A new study published in the Journal of Consumer Affairs reveals that younger adults—particularly those under age 34—are more likely to commit insurance fraud, sometimes unknowingly. Using survey data from 1,491 U.S. adults, researchers Brenda J. Cude and Hanchun Zhang found that younger respondents were significantly more likely to engage in behaviors like padding claims or misrepresenting information to insurers. About 39% of Millennials admitted to using deceptive tactics to lower auto premiums, compared to just 3% of Baby Boomers.
The research suggests that age is a key predictor of fraud tolerance, with younger adults more influenced by peer acceptance and less swayed by the legal consequences of fraud. Surprisingly, even those with relatively favorable views of insurance companies were more likely to commit fraud—raising questions about how consumers understand ethical and legal boundaries.

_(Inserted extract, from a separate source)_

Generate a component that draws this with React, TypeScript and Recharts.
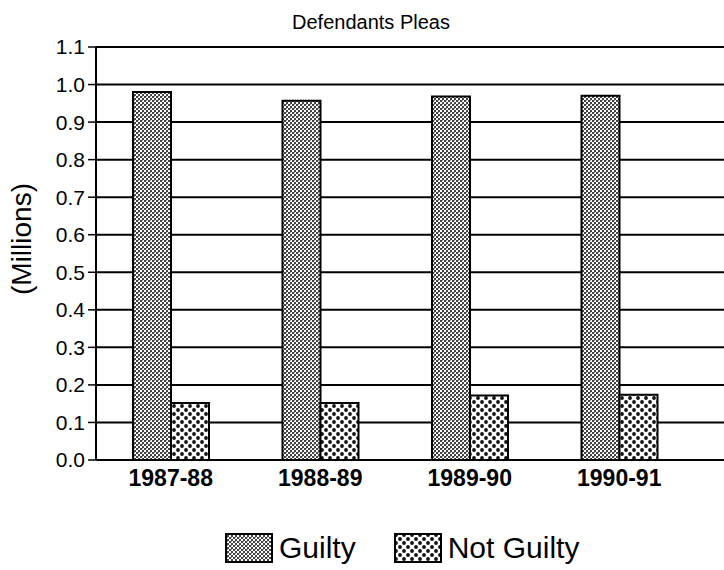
import React from 'react'
import { BarChart, Bar, XAxis, YAxis, CartesianGrid, Legend } from 'recharts'

const YEARS = ['1987-88', '1988-89', '1989-90', '1990-91']
const GUILTY = [0.98, 0.957, 0.968, 0.97]
const NOT_GUILTY = [0.152, 0.152, 0.172, 0.174]
const Y_TICKS = [0, 0.1, 0.2, 0.3, 0.4, 0.5, 0.6, 0.7, 0.8, 0.9, 1.0, 1.1]

const FONT = '"Liberation Sans", Arial, Helvetica, sans-serif'

const data = YEARS.map((year, i) => ({ year, guilty: GUILTY[i], notGuilty: NOT_GUILTY[i] }))

function Patterns({ prefix }: { prefix: string }) {
  return (
    <defs>
      <pattern id={`${prefix}-guilty`} width="4" height="4" patternUnits="userSpaceOnUse">
        <rect width="4" height="4" fill="#fff" />
        <rect x="0" y="0" width="2" height="2" fill="#444" />
        <rect x="2" y="2" width="2" height="2" fill="#444" />
        <rect x="2" y="0" width="1" height="1" fill="#999" />
      </pattern>
      <pattern id={`${prefix}-notguilty`} width="8" height="8" patternUnits="userSpaceOnUse">
        <rect width="8" height="8" fill="#fff" />
        <circle cx="2" cy="2" r="1.9" fill="#111" />
        <circle cx="6" cy="6" r="1.9" fill="#111" />
      </pattern>
    </defs>
  )
}

function PleaLegend() {
  const item = (id: string, label: string, gap: number) => (
    <div style={{ display: 'flex', alignItems: 'center', marginRight: gap }}>
      <svg width={48} height={30} style={{ display: 'block' }}>
        <Patterns prefix={`lg-${id}`} />
        <rect x={1} y={1} width={46} height={28} fill={`url(#lg-${id}-${id})`} stroke="#000" strokeWidth={2} />
      </svg>
      <span style={{ marginLeft: 6, fontSize: 30, color: '#000', fontFamily: FONT }}>{label}</span>
    </div>
  )
  return (
    <div style={{ display: 'flex', alignItems: 'center', height: 36 }}>
      {item('guilty', 'Guilty', 38)}
      {item('notguilty', 'Not Guilty', 0)}
    </div>
  )
}

export default function App() {
  return (
    <div style={{ position: 'absolute', left: 0, top: 0, width: 724, height: 570, background: '#fff' }}>
      <BarChart
        width={724}
        height={570}
        data={data}
        margin={{ top: 47, right: 0, bottom: 4, left: 0 }}
        barGap={0}
        barSize={38}
      >
        <Patterns prefix="ch" />
        <text x={371} y={29} textAnchor="middle" fontSize={20} fontFamily={FONT} fill="#000">
          Defendants Pleas
        </text>
        <text
          x={21}
          y={239}
          transform="rotate(-90 21 239)"
          textAnchor="middle"
          dominantBaseline="central"
          fontSize={28}
          fontFamily={FONT}
          fill="#000"
        >
          (Millions)
        </text>
        <CartesianGrid vertical={false} stroke="#000" strokeWidth={2} />
        <XAxis
          dataKey="year"
          axisLine={false}
          tickLine={false}
          tickSize={0}
          tickMargin={10}
          height={70}
          padding={{ left: 0, right: 30 }}
          tick={{ fontSize: 23, fontWeight: 'bold', fill: '#000', fontFamily: FONT }}
        />
        <YAxis
          width={96}
          domain={[0, 1.1]}
          ticks={Y_TICKS}
          interval={0}
          tickFormatter={(v: number) => v.toFixed(1)}
          axisLine={{ stroke: '#000', strokeWidth: 2 }}
          tickLine={{ stroke: '#000', strokeWidth: 1.5 }}
          tickSize={8}
          tickMargin={3}
          tick={{ fontSize: 21, fill: '#000', fontFamily: FONT }}
        />
        <Legend
          verticalAlign="bottom"
          content={() => <PleaLegend />}
          wrapperStyle={{ left: 225, width: 420, bottom: 4 }}
        />
        <Bar dataKey="guilty" name="Guilty" fill="url(#ch-guilty)" stroke="#000" strokeWidth={2} isAnimationActive={false} />
        <Bar dataKey="notGuilty" name="Not Guilty" fill="url(#ch-notguilty)" stroke="#000" strokeWidth={2} isAnimationActive={false} />
      </BarChart>
    </div>
  )
}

Another major finding: many people, especially younger respondents, may not recognize certain actions—like listing a different garaging address—as fraud. This ‘gray area’ of fraud tolerance often stems from poor insurance literacy and a perceived disconnect from insurers, which are often viewed impersonally as faceless corporations.
To combat this trend, the authors call for targeted consumer education that clarifies what constitutes insurance fraud, its long-term effects on premiums, and the role of ethics in claim practices. They suggest that better understanding, not just more rules, may reduce fraud among younger policyholders.